Block Level Storage Replication
For larger installations block level replication is often chosen for its ease of deployment. Many companies move to a shared storage architecture as their server count grows. Thus all of the servers data (OS and data drives) exists on the shared storage devices which in this case would be
SANs (storage area network). Since all of the data for all of the production servers is on the same device or devices, the data is replicated to another similar device in a remote data center. This replication can happen periodically or continually. At the remote data center there must be server hardware ready to process the replicated data. In the event of a failure the replicated volumes are made available to the standby hardware and the servers are booted at the remote data center. The great advantage of block level replication is that it is highly scalable with little effort to add more replicated volumes.

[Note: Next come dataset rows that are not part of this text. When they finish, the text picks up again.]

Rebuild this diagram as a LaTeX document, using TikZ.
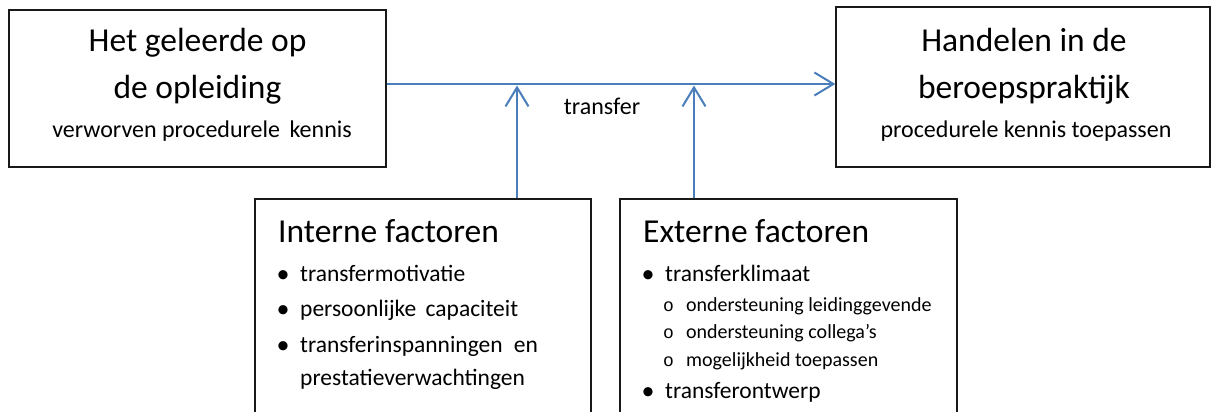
\documentclass[tikz,border=0pt]{standalone}
\usepackage{fontspec}
\setmainfont{Carlito}
\newfontfamily\rondjefont{Liberation Mono}
\usetikzlibrary{arrows.meta, positioning}
\definecolor{transferblauw}{HTML}{4A7EBB}
\newcommand{\stip}{\makebox[21pt][l]{\hspace*{-2.5pt}\raisebox{-1pt}{\fontsize{26}{26}\selectfont •}}}
\newcommand{\rondje}{\makebox[23pt][l]{\rondjefont\fontsize{18}{20}\selectfont o}}

\begin{document}
\begin{tikzpicture}[
x=1pt, y=-1pt,
box/.style={draw=black!90, line width=1.3pt, rectangle, inner sep=0pt},
titel/.style={anchor=base, inner sep=0pt, font=\fontsize{33.5}{40}\selectfont},
ondertitel/.style={anchor=base, inner sep=0pt, font=\fontsize{24}{29}\selectfont},
kop/.style={anchor=base west, inner sep=0pt, font=\fontsize{33.5}{40}\selectfont},
punt/.style={anchor=base west, inner sep=0pt, font=\fontsize{23.5}{28}\selectfont},
subpunt/.style={anchor=base west, inner sep=0pt, font=\fontsize{20}{24}\selectfont},
arrow/.style={-{Straight Barb[length=19pt, width=23pt]}, line width=2pt, draw=transferblauw}
]

\clip (0,0) rectangle (1212,412);

% boxes
\node[box, minimum width=377pt, minimum height=157pt] (geleerd) at (197.5,88.5) {};
\node[box, minimum width=374pt, minimum height=160pt] (handelen) at (1023,87) {};
\node[box, minimum width=336pt, minimum height=240pt] (interne) at (423,319) {};
\node[box, minimum width=337pt, minimum height=240pt] (externe) at (788.5,319) {};

% texts in the top boxes
\node[titel] (geleerd1) at (197.5,52) {Het geleerde op};
\node[titel] (geleerd2) at (197.5,98) {de opleiding};
\node[ondertitel] (geleerd3) at (202,137) {verworven procedurele\hspace{4pt} kennis};

\node[titel] (handelen1) at (1024,52) {Handelen in de};
\node[titel] (handelen2) at (1024,98) {beroepspraktijk};
\node[ondertitel] (handelen3) at (1026,137) {procedurele kennis toepassen};

\node[ondertitel] (transfer) at (602,114) {transfer};

% interne factoren
\node[kop] (internekop) at (278,242) {Interne factoren};
\node[punt] (intern1) at (279,281) {\stip transfermotivatie};
\node[punt] (intern2) at (279,316) {\stip persoonlijke\hspace{4pt} capaciteit};
\node[punt] (intern3) at (279,352) {\stip transferinspanningen\hspace{6pt} en};
\node[punt] (intern4) at (300,385) {prestatieverwachtingen};

% externe factoren
\node[kop] (externekop) at (643,242) {Externe factoren};
\node[punt] (extern1) at (644,281) {\stip transferklimaat};
\node[subpunt] (extern2) at (663,311) {\rondje ondersteuning leidinggevende};
\node[subpunt] (extern3) at (663,338) {\rondje ondersteuning collega’s};
\node[subpunt] (extern4) at (663,366) {\rondje mogelijkheid toepassen};
\node[punt] (extern5) at (644,398) {\stip transferontwerp};

% arrows
\coordinate (transferlijn) at (0,84);
\coordinate (internpijl) at (517,0);
\coordinate (externpijl) at (694,0);

\draw[arrow] (geleerd.east |- transferlijn) -- (handelen.west |- transferlijn);
\draw[arrow, shorten >=1.5pt] (interne.north -| internpijl) -- (internpijl |- transferlijn);
\draw[arrow, shorten >=1.5pt] (externe.north -| externpijl) -- (externpijl |- transferlijn);

\end{tikzpicture}
\end{document}
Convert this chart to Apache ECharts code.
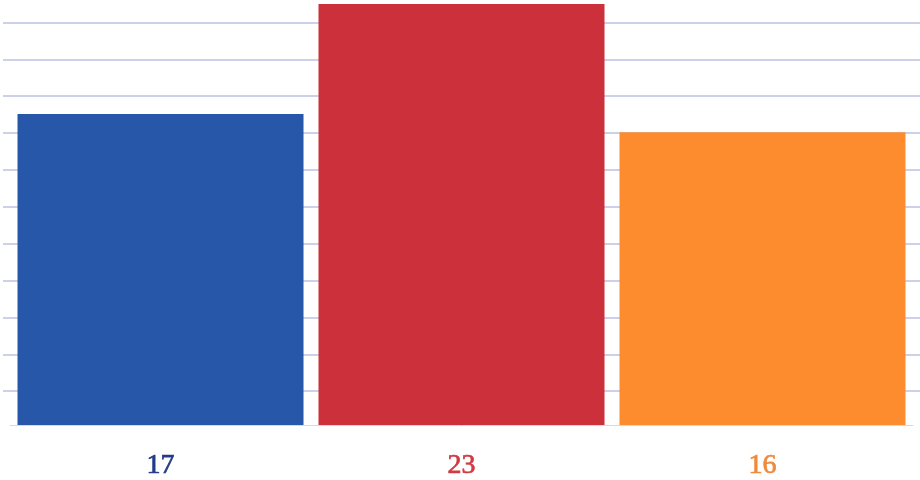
<!DOCTYPE html>
<html>
<head>
<meta charset="utf-8">
<script src="https://cdn.jsdelivr.net/npm/echarts@6/dist/echarts.min.js"></script>
<style>html,body{margin:0;padding:0;background:#fff;}#c{width:920px;height:480px;}</style>
</head>
<body>
<div id="c"></div>
<script>
const categories = ['17', '23', '16'];
const values = [17, 23, 16];
const barColors = ['#2757a8', '#cc303a', '#fd8c2f'];
const labelColors = ['#243c86', '#d03a40', '#f08a3a'];

const chart = echarts.init(document.getElementById('c'));
const rich = {};
labelColors.forEach((c, i) => {
  rich['c' + i] = { color: c, fontFamily: 'Liberation Serif, serif', fontSize: 28, textBorderColor: c, textBorderWidth: 0.7 };
});
chart.setOption({
  animation: false,
  backgroundColor: '#ffffff',
  grid: [
    { left: 10, right: 7, top: 4, bottom: 52, containLabel: false },
    { left: 3, right: 0, top: 4, bottom: 52, containLabel: false }
  ],
  xAxis: [{
    type: 'category',
    gridIndex: 0,
    data: categories,
    z: 3,
    axisLine: { show: true, lineStyle: { color: '#d8d8e4', width: 1 } },
    axisTick: { show: false },
    axisLabel: {
      margin: 26,
      formatter: (v, i) => '{c' + i + '|' + v + '}',
      rich: rich
    }
  }, {
    type: 'category',
    gridIndex: 1,
    data: categories,
    show: false
  }],
  yAxis: [{
    type: 'value',
    gridIndex: 0,
    min: 0,
    max: 23,
    interval: 2,
    axisLine: { show: false },
    axisTick: { show: false },
    axisLabel: { show: false },
    splitLine: { show: false }
  }, {
    type: 'value',
    gridIndex: 1,
    min: 0,
    max: 23,
    interval: 2,
    axisLine: { show: false },
    axisTick: { show: false },
    axisLabel: { show: false },
    splitLine: { show: true, showMaxLine: false, showMinLine: false, lineStyle: { color: '#bcc0e2', width: 1.5 } }
  }],
  series: [{
    type: 'bar',
    xAxisIndex: 0,
    yAxisIndex: 0,
    barWidth: 286,
    data: values.map((v, i) => ({ value: v, itemStyle: { color: barColors[i] } }))
  }]
});
</script>
</body>
</html>
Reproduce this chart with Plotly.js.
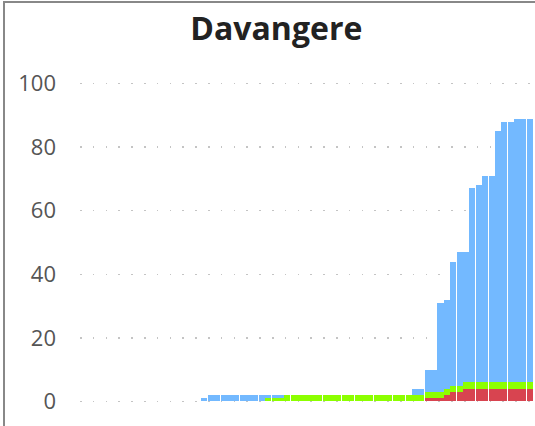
<!DOCTYPE html>
<html>
<head>
<meta charset="utf-8">
<script src="https://cdn.plot.ly/plotly-3.0.1.min.js"></script>
<style>
html, body { margin: 0; padding: 0; width: 535px; height: 426px; overflow: hidden; background: #fff; }
#frame { position: absolute; left: 3px; top: 1px; width: 556px; height: 460px; border: 2px solid #888; background: #fff; }
#chart { width: 556px; height: 460px; }
</style>
</head>
<body>
<div id="frame"><div id="chart"></div></div>
<script>
const chartTitle = "Davangere";
const dates = [
  "14 Mar","15 Mar","16 Mar","17 Mar","18 Mar","19 Mar","20 Mar","21 Mar","22 Mar","23 Mar",
  "24 Mar","25 Mar","26 Mar","27 Mar","28 Mar","29 Mar","30 Mar","31 Mar",
  "1 Apr","2 Apr","3 Apr","4 Apr","5 Apr","6 Apr","7 Apr","8 Apr","9 Apr","10 Apr",
  "11 Apr","12 Apr","13 Apr","14 Apr","15 Apr","16 Apr","17 Apr","18 Apr","19 Apr","20 Apr",
  "21 Apr","22 Apr","23 Apr","24 Apr","25 Apr","26 Apr","27 Apr","28 Apr","29 Apr","30 Apr",
  "1 May","2 May","3 May","4 May","5 May","6 May","7 May","8 May","9 May","10 May",
  "11 May","12 May","13 May","14 May","15 May","16 May","17 May","18 May","19 May","20 May",
  "21 May","22 May","23 May"
];
const deceased = [
  0,0,0,0,0,0,0,0,0,0,0,0,0,0,0,0,0,0,0,
  0,0,0,0,0,0,0,0,0,0,
  0,0,0,0,0,0,0,0,0,0,
  0,0,0,0,0,0,0,0,0,0,
  0,0,0,0,0,1,1,1,2,3,
  3,4,4,4,4,4,4,4,4,4,
  4,4
];
const recovered = [
  0,0,0,0,0,0,0,0,0,0,0,0,0,0,0,0,0,0,0,
  0,0,0,0,0,0,0,0,0,0,
  1,1,1,2,2,2,2,2,2,2,
  2,2,2,2,2,2,2,2,2,2,
  2,2,2,2,2,2,2,2,2,2,
  2,2,2,2,2,2,2,2,2,2,
  2,2
];
const active = [
  0,0,0,0,0,0,0,0,0,0,0,0,0,0,0,0,0,0,0,
  1,2,2,2,2,2,2,2,2,2,
  1,1,1,0,0,0,0,0,0,0,
  0,0,0,0,0,0,0,0,0,0,
  0,0,0,2,2,7,7,28,28,39,
  42,41,61,62,65,65,79,82,82,83,
  83,83
];
const yTicks = [0, 20, 40, 60, 80, 100];

const traces = [
  { type: "bar", name: "Deceased", x: dates, y: deceased, marker: { color: "#d84450" } },
  { type: "bar", name: "Recovered", x: dates, y: recovered, marker: { color: "#8cff00" } },
  { type: "bar", name: "Active", x: dates, y: active, marker: { color: "#73b9ff" } }
];

const layout = {
  width: 556, height: 460,
  margin: { l: 75, r: 28, t: 79, b: 60, pad: 0 },
  paper_bgcolor: "#ffffff", plot_bgcolor: "#ffffff",
  barmode: "stack", bargap: 0.05,
  showlegend: false,
  hovermode: false,
  title: {
    text: chartTitle,
    x: 0.488, xref: "container", xanchor: "center",
    y: 0.9435, yref: "container", yanchor: "middle",
    font: { family: "Open Sans, sans-serif", size: 32, color: "#222222", weight: "bold" }
  },
  xaxis: {
    type: "category",
    showticklabels: false, showgrid: false, zeroline: false, showline: false, ticks: "",
    range: [-0.5, dates.length - 0.5]
  },
  yaxis: {
    range: [-0.5, 100.5],
    tickvals: yTicks, ticktext: yTicks.map(String),
    showgrid: true, gridcolor: "#c4c4c4", gridwidth: 1.5, griddash: "1.5px,11.3px",
    zeroline: false, showline: false, ticks: "",
    ticklabelstandoff: 23,
    tickfont: { family: "Open Sans, sans-serif", size: 22, color: "#555555" }
  }
};

Plotly.newPlot("chart", traces, layout, { displayModeBar: false, staticPlot: true });
</script>
</body>
</html>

Thankfully we continue to have an increasing number of backup, DR, and BC options to fit varying budgets and levels of need. At the risk of being repetitive the parameters of making the appropriate choice when it comes to backup/DR/BC remain RPO and RTO. In short, how much data can you lose and how long can your organization operate without its technology systems. These parameters vary by organization. A financial services company cannot be without their transaction system when the financial markets are on-line. However, a manufacturer that has a
facilities issue may be able to function without its transaction system for a couple of days since its manufacturing is not taking place. The one system that seems to be universally required is email. It has developed from a convenience to an essential business communication system and for this reason email belongs in the cloud.